10 responses so far ↓

  • 1 Piyush Ranjan // Sep 25, 2010 at 12:19 pm

    I understand your pain. But as a customer I am very relieved because my phone is silent and not buzzing every 30 mins with a useless message. If they allow banks to send SMS then they can keep it this way forever and nobody would complain.

    I hate it to break to you that SMS is PITA most of the time.

  • 2 Mallikarjuna // Sep 25, 2010 at 4:53 pm

    Very True.
    I’ve not been able to add new payee to my bank account & unable to move money, because government is thinking, SMS will add to trouble.

    The amount of power, Department of Telecom weilds is wow, too much.
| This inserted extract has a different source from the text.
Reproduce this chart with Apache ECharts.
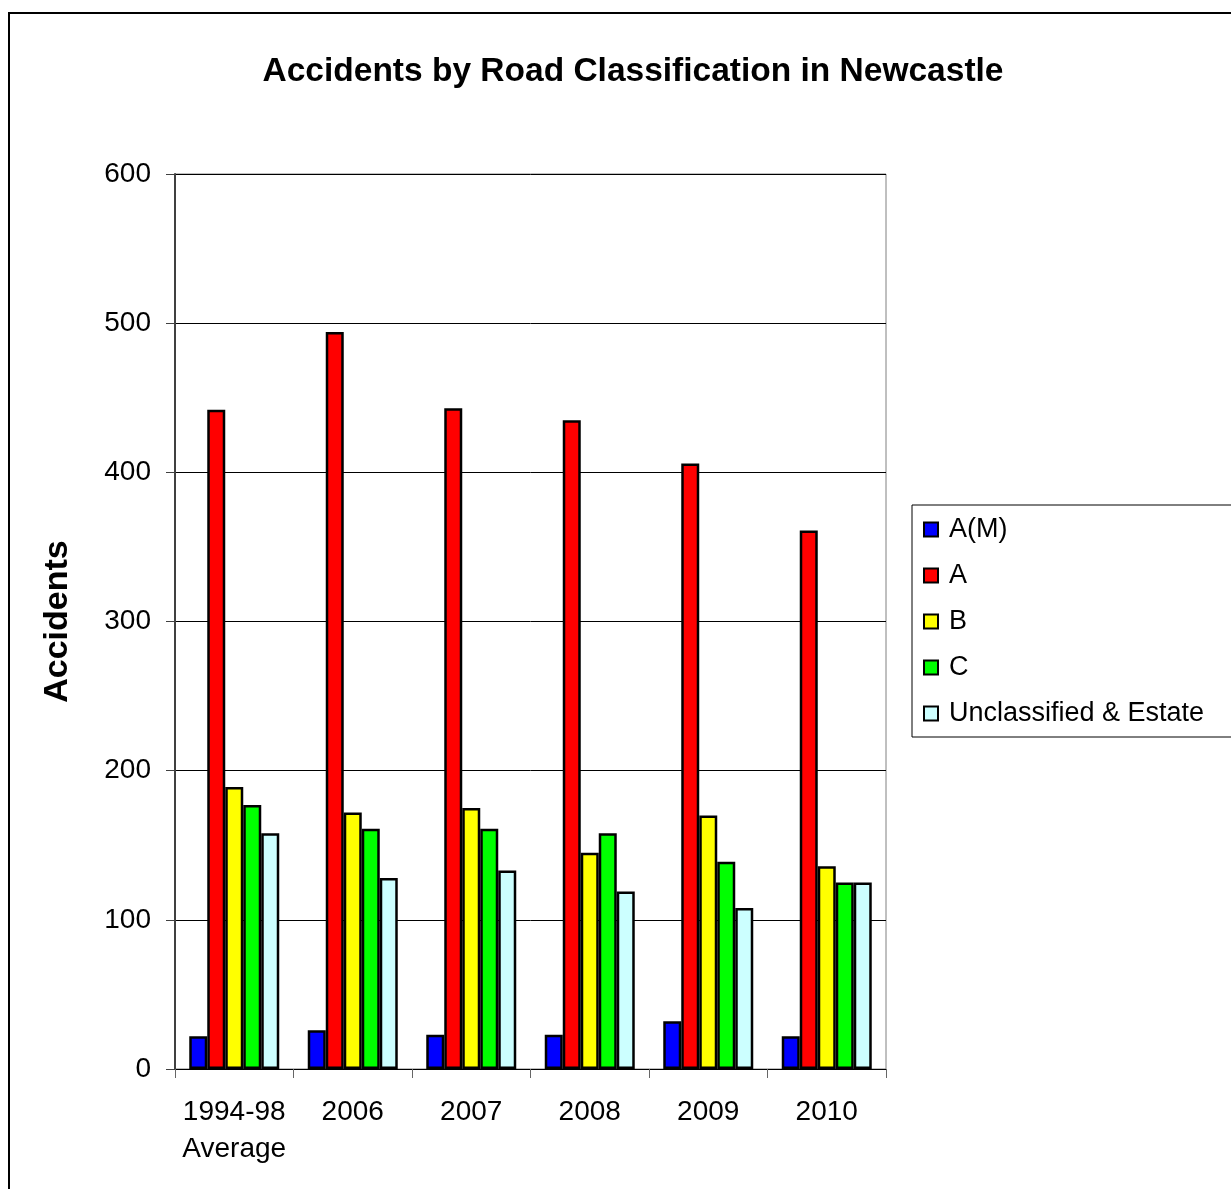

    Indian Government must be the foremost authority on Ban/Banning.

    Never attempt to solve the issue, just ban it.

    crazy.
    Let’s bear in mind, former telecom secretary is the new Vigilence Commisioner.
    God Save us.

  • 3 Mallikarjuna // Sep 25, 2010 at 4:53 pm

    Very True.
    I’ve not been able to add new payee to my bank account & unable to move money, because government is thinking, SMS will add to trouble.

    The amount of power, Department of Telecom weilds is wow, too much.

    Indian Government must be the foremost authority on Ban/Banning.

    Never attempt to solve the issue, just ban it.

    crazy.
    Let’s bear in mind, former telecom secretary is the new Vigilence Commissioner.
    God Save us.

  • 4 Akshar // Sep 25, 2010 at 11:39 pm

    Really stupid. How cant the public keep quite against this decision? My own project is halted because of this moronic decision.

    Leaving aside the business part of it, its also a question of freedom of expression.

  • 5 Harini Calamur // Sep 26, 2010 at 12:47 pm

    the last week has been absolute bliss – no stock brokers sending me bulk messages to trade; no one sending me sms about holidays that i don’t want ; no one telling me how to earn Rs.30k a month sitting at home.

    I have simply begun checking online – data about bill payments, cc payments and the like.

    while I am against the idea of the state banning anything – i wonder whether it i s our own sense of not following rules and laws that is responsible for this. For example, just check how Mumbai motorists break a signal without any thought – the law is meant to be followed. if organisations followed the DND (Do Not Disturb) code and bulk messaging – maybe, this would not have come to pass.
    There is nothing preventing you (or me) from sending a 1000 sms’s to all people in our address book about our pleasure or displeasure of the Ayodhya verdict …

  • 6 sachin // Sep 26, 2010 at 4:39 pm

    i feel good about the decision atleast for 5 days people can keep themselves away from flithy messages and promotion..

  • 7 Sundar // Sep 26, 2010 at 9:41 pm

    It is a very serious affair. I just realise why I did not get SMS after using credit card or after reservations.

    Ayodya problem is not a war nor war like situation exists. Even if they want to ban bulk SMS for security reason, it should never be a blanket ban.

    How do we protest to the government?

  • 8 Ashish Jain // Sep 27, 2010 at 11:51 am

    What a week it has been ….. love it without the SMS….way to go !!!

  • 9 Parag Mahajan // Sep 28, 2010 at 8:45 pm

    Its not about advertising SMS, but mission critical commercial services, in my case I am not able to transfer money through online banking service.

    And yes its absolutely right that gov hasn’t assessed Bulk SMS ban.

    Well in India just one person can spread word in Basti and everybody knows it. I don’t think that
    pre-SMS services, riots didn’t happen.

    Gov just follow the policy ‘If you cannot resolve it, then simply cut it’

  • 10 Sunil // Oct 2, 2010 at 10:19 am

    sir,this is sheer misunderstanding of DOT officials w/o realizing the meaning and importance of SMS consumers receive for the ATM or Internet banking transactions, this has nothing to do with social issues. I am surprised even the bankers are not raising the questions against the bank consumer’s inconvenience due to non availability of SMS after ATM withdrawls ( what if the CR/DEbt card is stolen and misused by third persons?)

    I hope these important services would resume 2nd/3rd Oct.2010.